The A-List varieties themselves are proven. The variable is the rest of the blend.

What to ask your supplier

Some suppliers run 100% A-List varieties in their blends, with no cheaper filler at all. That’s the standard worth looking for, because every seed in the bag is a proven variety and the blend stays consistent batch to batch. If you’re going down the A-List track, it’s worth asking your supplier straight up whether their blend is 100% A-List, or the minimum 65% with certified filler making up the rest.

Other suppliers use the cheaper filler option to reduce costs. It’s still certified seed, so it’s legitimate, but it’s variable, and it’s not always the same from one season to the next.
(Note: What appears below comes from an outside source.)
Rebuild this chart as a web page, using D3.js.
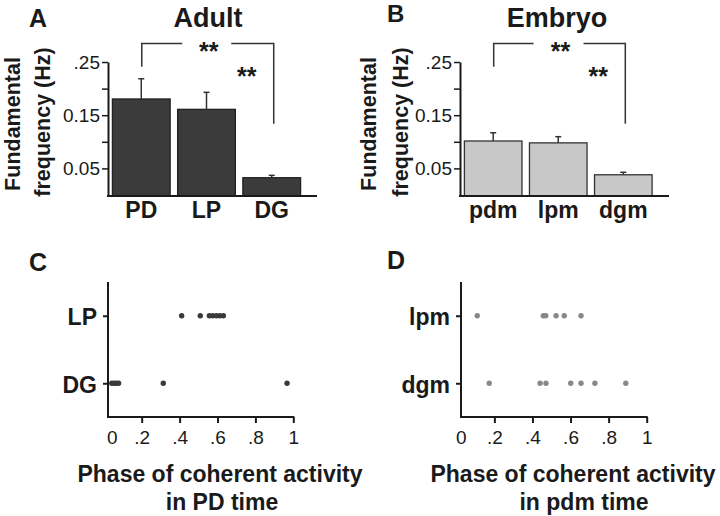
<!DOCTYPE html>
<html><head><meta charset="utf-8">
<script src="https://cdn.jsdelivr.net/npm/d3@7"></script>
<style>
html,body{margin:0;padding:0;background:#fff;}
svg{display:block;font-family:"Liberation Sans",Arial,Helvetica,sans-serif;}
</style></head>
<body><svg id="c" width="720" height="516"></svg>
<script>
// ---------- data ----------
const adultCats = ["PD", "LP", "DG"];
const adultMeans = [0.1805, 0.161, 0.0325];
const adultErr = [0.038, 0.032, 0.0045];
const embryoCats = ["pdm", "lpm", "dgm"];
const embryoMeans = [0.1015, 0.098, 0.038];
const embryoErr = [0.0155, 0.0116, 0.0047];
const freqTickValues = [0.05, 0.10, 0.15, 0.20, 0.25];
const freqTickLabels = ["0.05", "", "0.15", "", ".25"];
const phaseTickValues = [0, 0.2, 0.4, 0.6, 0.8, 1];
const phaseTickLabels = ["0", ".2", ".4", ".6", ".8", "1"];
const adultRows = ["LP", "DG"];
const adultLP = [0.411, 0.509, 0.557, 0.575, 0.594, 0.612, 0.631];
const adultDG = [0.042, 0.054, 0.066, 0.078, 0.314, 0.967];
const embryoRows = ["lpm", "dgm"];
const embryoLpm = [0.110, 0.457, 0.470, 0.524, 0.567, 0.655];
const embryoDgm = [0.173, 0.440, 0.471, 0.601, 0.655, 0.728, 0.890];
// significance brackets (in data units of frequency)
const bracketTop = 0.285, bracketLeftEnd = 0.241, bracketRightEnd = 0.134;
const sigLabel = "**";

const svg = d3.select("#c");
const ink = "#1a1a1a";

function barPanel(cats, means, errs, x0, x1, axisEnd, fill, stroke, title, titleX, gapHalf, labelX, labelGap) {
  const y = d3.scaleLinear().domain([0, 0.25]).range([195, 62]);
  const x = d3.scaleBand().domain(cats).range([x0 + 0.5, x1]).paddingInner(0.115).paddingOuter(0.06);
  const g = svg.append("g");
  // bars
  g.selectAll("rect.bar").data(cats).join("rect")
    .attr("x", d => x(d)).attr("width", x.bandwidth())
    .attr("y", (d, i) => y(means[i])).attr("height", (d, i) => y(0) - y(means[i]) + 1)
    .attr("fill", fill).attr("stroke", stroke).attr("stroke-width", 1.3);
  // error bars
  const eb = g.selectAll("g.err").data(cats).join("g");
  eb.append("line")
    .attr("x1", d => x(d) + x.bandwidth() / 2).attr("x2", d => x(d) + x.bandwidth() / 2)
    .attr("y1", (d, i) => y(means[i])).attr("y2", (d, i) => y(means[i] + errs[i]))
    .attr("stroke", "#333").attr("stroke-width", 1.5);
  eb.append("line")
    .attr("x1", d => x(d) + x.bandwidth() / 2 - 3).attr("x2", d => x(d) + x.bandwidth() / 2 + 3)
    .attr("y1", (d, i) => y(means[i] + errs[i])).attr("y2", (d, i) => y(means[i] + errs[i]))
    .attr("stroke", "#333").attr("stroke-width", 1.5);
  // y axis
  const ya = g.append("g").attr("transform", `translate(${x0},0)`)
    .call(d3.axisLeft(y).tickValues(freqTickValues).tickSize(6).tickSizeOuter(0).tickPadding(2)
      .tickFormat((d, i) => freqTickLabels[i]));
  ya.select(".domain").attr("stroke", ink).attr("stroke-width", 2);
  ya.selectAll(".tick line").attr("stroke", ink).attr("stroke-width", 1.5);
  ya.selectAll("text").attr("font-size", 19).attr("fill", ink).attr("font-family", "Liberation Sans, Arial, sans-serif");
  // baseline
  g.append("line").attr("x1", x0 - 1).attr("x2", axisEnd).attr("y1", 196).attr("y2", 196)
    .attr("stroke", ink).attr("stroke-width", 2);
  // category labels
  const xa = g.append("g").attr("transform", "translate(0,196)")
    .call(d3.axisBottom(x).tickSize(0).tickPadding(6));
  xa.select(".domain").remove();
  xa.selectAll("text").attr("font-size", 23).attr("font-weight", "bold").attr("fill", ink)
    .attr("font-family", "Liberation Sans, Arial, sans-serif");
  // title
  g.append("text").attr("x", titleX).attr("y", 27).attr("text-anchor", "middle")
    .attr("font-size", 27).attr("font-weight", "bold").attr("fill", ink).text(title);
  // brackets
  const lx = x(cats[0]) + x.bandwidth() / 2 + 0.5;
  const rx = x(cats[2]) + x.bandwidth() / 2 + 2;
  const gapC = (lx + rx) / 2 - 1;
  const bs = g.append("g").attr("stroke", "#333").attr("stroke-width", 1.5).attr("fill", "none");
  bs.append("path").attr("d", `M${lx},${y(bracketLeftEnd)}V${y(bracketTop)}H${gapC - gapHalf}`);
  bs.append("path").attr("d", `M${gapC + gapHalf},${y(bracketTop)}H${rx}V${y(bracketRightEnd)}`);
  g.append("text").attr("x", gapC + 2).attr("y", 59.5).attr("text-anchor", "middle")
    .attr("font-size", 25).attr("font-weight", "bold").attr("fill", ink).text(sigLabel);
  g.append("text").attr("x", rx - 27).attr("y", 84.5).attr("text-anchor", "middle")
    .attr("font-size", 25).attr("font-weight", "bold").attr("fill", ink).text(sigLabel);
  // y label
  const yl = g.append("text").attr("transform", `translate(${labelX},124) rotate(-90)`)
    .attr("text-anchor", "middle").attr("font-size", 21.5).attr("font-weight", "bold").attr("fill", ink);
  yl.append("tspan").attr("x", 0).attr("y", 0).text("Fundamental");
  yl.append("tspan").attr("x", 2).attr("y", labelGap).text("frequency (Hz)");
}

barPanel(adultCats, adultMeans, adultErr, 108, 304.5, 317, "#3b3b3b", "#222", "Adult", 208, 24.5, 20, 30);
barPanel(embryoCats, embryoMeans, embryoErr, 460, 656, 669, "#c8c8c8", "#333", "Embryo", 557, 25, 376, 32);

function dotPanel(rows, series, axisX, x0, x1, color, zeroShift, line1, line1X, line2, line2X) {
  const x = d3.scaleLinear().domain([0, 1]).range([x0, x1]);
  const y = d3.scalePoint().domain(rows).range([282, 417]).padding(0.5);
  const g = svg.append("g");
  // y axis
  const ya = g.append("g").attr("transform", `translate(${axisX},0)`)
    .call(d3.axisLeft(y).tickSize(5).tickSizeOuter(0).tickPadding(6));
  ya.select(".domain").attr("d", "M0,282V417").attr("stroke", ink).attr("stroke-width", 2);
  ya.selectAll(".tick line").attr("stroke", ink).attr("stroke-width", 2);
  ya.selectAll("text").attr("font-size", 23).attr("font-weight", "bold").attr("fill", ink)
    .attr("dy", "0.38em").attr("font-family", "Liberation Sans, Arial, sans-serif");
  // x axis
  const xa = g.append("g").attr("transform", "translate(0,417)")
    .call(d3.axisBottom(x).tickValues(phaseTickValues).tickSize(6).tickPadding(7.5)
      .tickFormat((d, i) => phaseTickLabels[i]));
  xa.select(".domain").remove();
  xa.selectAll(".tick line").attr("stroke", ink).attr("stroke-width", 2)
    .attr("display", d => d === 0 ? "none" : null);
  xa.selectAll("text").attr("font-size", 19).attr("fill", ink)
    .attr("font-family", "Liberation Sans, Arial, sans-serif")
    .attr("dx", d => d === 0 ? zeroShift : 0);
  g.append("line").attr("x1", axisX - 1).attr("x2", x1 + 1).attr("y1", 417).attr("y2", 417)
    .attr("stroke", ink).attr("stroke-width", 2);
  // dots
  rows.forEach((r, k) => {
    g.selectAll(null).data(series[k]).join("circle")
      .attr("cx", d => x(d)).attr("cy", y(r)).attr("r", 2.7).attr("fill", color);
  });
  g.append("text").attr("x", line1X).attr("y", 482).attr("text-anchor", "middle")
    .attr("font-size", 23).attr("font-weight", "bold").attr("fill", ink).text(line1);
  g.append("text").attr("x", line2X).attr("y", 510).attr("text-anchor", "middle")
    .attr("font-size", 23).attr("font-weight", "bold").attr("fill", ink).text(line2);
}

dotPanel(adultRows, [adultLP, adultDG], 108, 103.8, 293.3, "#3a3a3a", 8,
  "Phase of coherent activity", 220, "in PD time", 222);
dotPanel(embryoRows, [embryoLpm, embryoDgm], 461, 456.3, 646.7, "#888", 4.5,
  "Phase of coherent activity", 573, "in pdm time", 584);

// panel letters
const letters = [["A", 29, 27, 25], ["B", 387, 22, 24], ["C", 29, 271, 25], ["D", 387, 269, 25]];
svg.selectAll("text.letter").data(letters).join("text").attr("class", "letter")
  .attr("x", d => d[1]).attr("y", d => d[2]).attr("font-size", d => d[3]).attr("font-weight", "bold")
  .attr("fill", ink).text(d => d[0]);
</script></body></html>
A note on the wider industry

The turf seed industry isn’t tightly regulated. There’s not a lot stopping a supplier from putting cheaper, lower-grade seed into a blend and labelling it in a way that sounds better than what’s actually in the bag.

At NZLA we’ve turned down low-grade blended seed and low-germination seed lines that have been offered to us cheap, because that stuff is rife in the industry and it’s not what we’re willing to put our name on.

Find a supplier with a reputation worth protecting and buy from them.

Where we stand

For the record, we use 100% A-List varieties in some of our own blends. We don’t publish the exact make-up of our seed. As the brand has grown that information has become commercially sensitive, so we keep it in-house. But the point of this article isn’t to push our seed over anyone else’s.

The point is that certification sets a minimum standard, but consistency still depends heavily on the supplier behind the product.

For us, that accountability is built in. We’ve got a 20,000-strong community Facebook group around our products, and any slight issue gets magnified fast in there. That’s not something we’re willing to risk.

So whoever you buy from, A-List or otherwise, back the supplier before you back the badge.